Laplace's extinction theorem

Toward the end of his monumental work on Celestial Mechanics, Laplace has a long chapter dealing with atmospheric refraction. In the course of it, he derives a remarkable result, which seems to have been forgotten by most people today :the extinction of the atmosphere is related to its refraction. This concluson is called Laplace's extinction theorem. Exactly it sais that the logarithm of the intensity of light, of any star, is proportional to its refraction, divided by the cosine of its apparent altitude. We must immediately notice that the proportionality constant is negative, because the stars become dimmer as they approach the horizon, and their refractions increase. Furthermore, one should strictly say the relation is a linear one, rather than a simple proportionality. So we have the equation :

$$M\propto\frac{r}{\sin z}$$ (1.4)

where $M$ is the air mass $r$ is the refraction and $z$ is the zenith angle. Let's see how this equation is derived.

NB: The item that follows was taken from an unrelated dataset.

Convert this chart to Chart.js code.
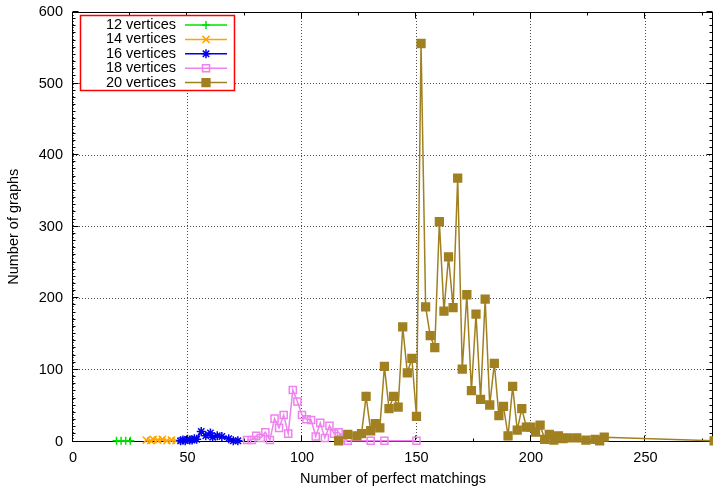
<!DOCTYPE html>
<html>
<head>
<meta charset="utf-8">
<script src="https://cdn.jsdelivr.net/npm/chart.js@4.4.1/dist/chart.umd.min.js"></script>
<style>
html, body { margin: 0; padding: 0; background: #fff; }
canvas { display: block; }
</style>
</head>
<body>
<canvas id="chart" width="713" height="486"></canvas>
<script>
// ---------------- Data ----------------
const seriesLabels = ['12 vertices', '14 vertices', '16 vertices', '18 vertices', '20 vertices'];

const matchings12 = [19, 21, 23, 25];
const graphs12    = [1, 1, 1, 1];

const matchings14 = [32, 34, 35, 37, 39, 41, 43, 45];
const graphs14    = [2, 1, 3, 2, 3, 1, 2, 1];

const matchings16 = [47, 48, 49, 50, 51, 52, 53, 54, 56, 58, 60, 61, 63, 65, 68, 70, 72];
const graphs16    = [1, 2, 1, 3, 2, 2, 4, 3, 14, 8, 12, 6, 8, 7, 4, 1, 1];

const matchings18 = [76, 78, 80, 82, 84, 86, 88, 90, 92, 94, 96, 98, 100, 102, 104, 106, 108, 110, 112, 114, 116, 118, 120, 130, 136, 150];
const graphs18    = [2, 2, 8, 5, 13, 2, 32, 19, 37, 11, 72, 56, 37, 31, 30, 7, 26, 5, 22, 11, 13, 5, 1, 1, 1, 1];

const matchings20 = [116, 120, 124, 126, 128, 130, 132, 134, 136, 138, 140, 142, 144, 146, 148, 150,
                     152, 154, 156, 158, 160, 162, 164, 166, 168, 170, 172, 174, 176, 178, 180, 182,
                     184, 186, 188, 190, 192, 194, 196, 198, 200, 202, 204, 206, 208, 210, 212, 214,
                     216, 220, 224, 228, 230, 232, 280];
const graphs20    = [1, 10, 8, 11, 63, 15, 25, 19, 105, 46, 63, 48, 160, 96, 116, 35,
                     556, 188, 148, 131, 307, 182, 258, 187, 368, 101, 205, 71, 178, 59, 199, 51,
                     109, 36, 49, 8, 77, 16, 46, 20, 20, 13, 23, 3, 10, 2, 8, 4,
                     5, 5, 2, 3, 1, 6, 1];

const xTicks = [0, 50, 100, 150, 200, 250];
const yTicks = [0, 100, 200, 300, 400, 500, 600];

// ---------------- Styles ----------------
const colors = ['#00e000', '#ffa500', '#0000ee', '#ee82ee', '#a08020'];
const fills  = ['#00e000', '#ffa500', '#0000ee', 'rgba(0,0,0,0)', '#a08020'];
const styles = ['cross', 'crossRot', 'star', 'rect', 'rect'];
const radii  = [4, 5, 4.5, 5, 5.5];

const xs = [matchings12, matchings14, matchings16, matchings18, matchings20];
const ys = [graphs12, graphs14, graphs16, graphs18, graphs20];

const datasets = seriesLabels.map((lab, i) => ({
    label: lab,
    data: xs[i].map((x, j) => ({x, y: ys[i][j]})),
    showLine: true,
    borderColor: colors[i],
    backgroundColor: fills[i],
    borderWidth: 1.5,
    pointStyle: styles[i],
    pointRadius: radii[i],
    pointBorderWidth: 1.5,
    pointBorderColor: colors[i],
    pointBackgroundColor: fills[i],
    order: 4 - i,
    clip: false
}));

const FONT = "'Liberation Sans', Arial, sans-serif";
const FSIZE = 14.5;

// ---------------- Frame, ticks, legend ----------------
const framePlugin = {
    id: 'frame',
    beforeDatasetsDraw(chart) {
        const {ctx, chartArea: a, scales: {x, y}} = chart;
        const L = Math.round(a.left) - 0.5, R = Math.round(a.right) - 0.5;
        const T = Math.round(a.top) + 0.5, B = Math.round(a.bottom) - 0.5;
        ctx.save();
        ctx.strokeStyle = '#000';
        ctx.lineWidth = 1;
        ctx.strokeRect(L, T, R - L, B - T);
        ctx.beginPath();
        for (let v = 0; v <= 600; v += 10) {
            const py = Math.round(y.getPixelForValue(v)) - 0.5;
            const len = v % 100 === 0 ? 6 : 3;
            ctx.moveTo(L, py); ctx.lineTo(L + len, py);
            ctx.moveTo(R, py); ctx.lineTo(R - len, py);
        }
        for (let v = 0; v <= 275; v += 25) {
            const px = Math.round(x.getPixelForValue(v)) - 0.5;
            const len = v % 50 === 0 ? 6 : 3;
            ctx.moveTo(px, B); ctx.lineTo(px, B - len);
            ctx.moveTo(px, T); ctx.lineTo(px, T + len);
        }
        ctx.stroke();
        ctx.restore();
    },
    afterDraw(chart) {
        const ctx = chart.ctx;
        const box = {x: 80.5, y: 15.5, w: 154, h: 75};
        ctx.save();
        ctx.fillStyle = '#fff';
        ctx.fillRect(box.x, box.y, box.w, box.h);
        ctx.strokeStyle = '#ff0000';
        ctx.lineWidth = 1.5;
        ctx.strokeRect(box.x, box.y, box.w, box.h);
        ctx.font = FSIZE + 'px ' + FONT;
        ctx.textAlign = 'right';
        ctx.textBaseline = 'middle';
        chart.data.datasets.forEach((ds, i) => {
            const yy = 25 + i * 14.4;
            ctx.fillStyle = '#000';
            ctx.fillText(ds.label, 176, yy);
            ctx.strokeStyle = ds.borderColor;
            ctx.lineWidth = 1.5;
            ctx.beginPath();
            ctx.moveTo(185, yy); ctx.lineTo(227, yy);
            ctx.stroke();
            ctx.fillStyle = ds.pointBackgroundColor;
            Chart.helpers.drawPoint(ctx, {pointStyle: ds.pointStyle, radius: ds.pointRadius, rotation: 0, borderWidth: 1.5}, 206, yy);
        });
        ctx.restore();
    }
};

// ---------------- Chart ----------------
new Chart(document.getElementById('chart'), {
    type: 'scatter',
    data: {datasets},
    options: {
        responsive: false,
        devicePixelRatio: 1,
        animation: false,
        layout: {autoPadding: false, padding: {top: 12, right: 0, left: 0, bottom: 0}},
        plugins: {legend: {display: false}, tooltip: {enabled: false}},
        scales: {
            x: {
                type: 'linear', min: 0, max: 279.5,
                afterBuildTicks: s => { s.ticks = xTicks.map(v => ({value: v})); },
                afterFit: s => { s.height = 44.5; s.paddingLeft = 0; s.paddingRight = 0; },
                grid: {color: 'rgba(0,0,0,0.7)', drawTicks: false},
                border: {display: false, dash: [1, 2]},
                ticks: {color: '#000', font: {family: FONT, size: FSIZE}, padding: 8, maxRotation: 0},
                title: {display: true, text: 'Number of perfect matchings', color: '#000',
                        font: {family: FONT, size: FSIZE}, padding: {top: 0, bottom: -2}}
            },
            y: {
                type: 'linear', min: 0, max: 600,
                afterBuildTicks: s => { s.ticks = yTicks.map(v => ({value: v})); },
                afterFit: s => { s.width = 73; s.paddingTop = 0; s.paddingBottom = 0; },
                grid: {color: 'rgba(0,0,0,0.7)', drawTicks: false},
                border: {display: false, dash: [1, 2]},
                ticks: {color: '#000', font: {family: FONT, size: FSIZE}, padding: 10},
                title: {display: true, text: 'Number of graphs', color: '#000',
                        font: {family: FONT, size: FSIZE}, padding: {top: 5, bottom: 0}}
            }
        }
    },
    plugins: [framePlugin]
});
</script>
</body>
</html>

The differential of airmass is $dM$ it is just proportional to the differential of path length $ds$ in figure 1.2, multiplied by the local density, $\rho$

Figure 1.2: Calculation of Laplace's theorem

Let's regard the differential of refraction from a different point of view: $dr$ must be equal to the ray curvature multiplied by the element of path length $ds$. The curvature in turn, is proportional to the component of the atmospheric density gradient $d \rho/dh$ normal to the path of the ray. As the atmospheric model is horizontally stratified, its density gradient is a vector directed vertically i.e., toward the zenith. The component of this gradient normal to the ray is just proportional to $\sin z$. So we have :

$$dr\propto \frac{d\rho}{dh}\sin zds$$ (1.5)

Now we need to assume that the density gradient is proportional to the density itself. Very near the horizon, the diminution of light depends, like the refraction, upon the constitution of the atmosphere. We may, without fear of any sensible error, use the hypothesis of a uniform temperature. So we assume an exponential atmosphere, in which $d\rho /dh \propto \rho$, and have :

$$dr\propto \rho\sin z ds$$ (1.6)

But also we have $dM \propto \rho ds$. If we eliminate the product $\rho ds$ on the right side of the last proportionality for $dr$ by replacing it with $dM$, we see that :

$$dM \propto \frac{dr}{\sin z}$$ (1.7)

Then integration will give Laplace's result, $M \propto r / \sin z$, provided that we can factor some mean value of $\sin z$ out of the integrand when we integrate this differential relation. In fact, this is not a bad approximation, because $\sin z$ is nearly constant through the atmosphere near the zenith (where $z$ is nearly constant along the line of sight) and $\sin z$ is itself nearly constant near the horizon, because the sine function flattens out near unity when $z$ is near $90^{o}$.

Notice that Laplace's result is trivially true for the flat-Earth approximation, where $M =\sec z$ and $r \propto \tan z$. Also, in a long duct, where the ray simply follows the curve of the Earth, and $\sin z$ is unity, the refraction in the duct is obviously proportional to the path length there.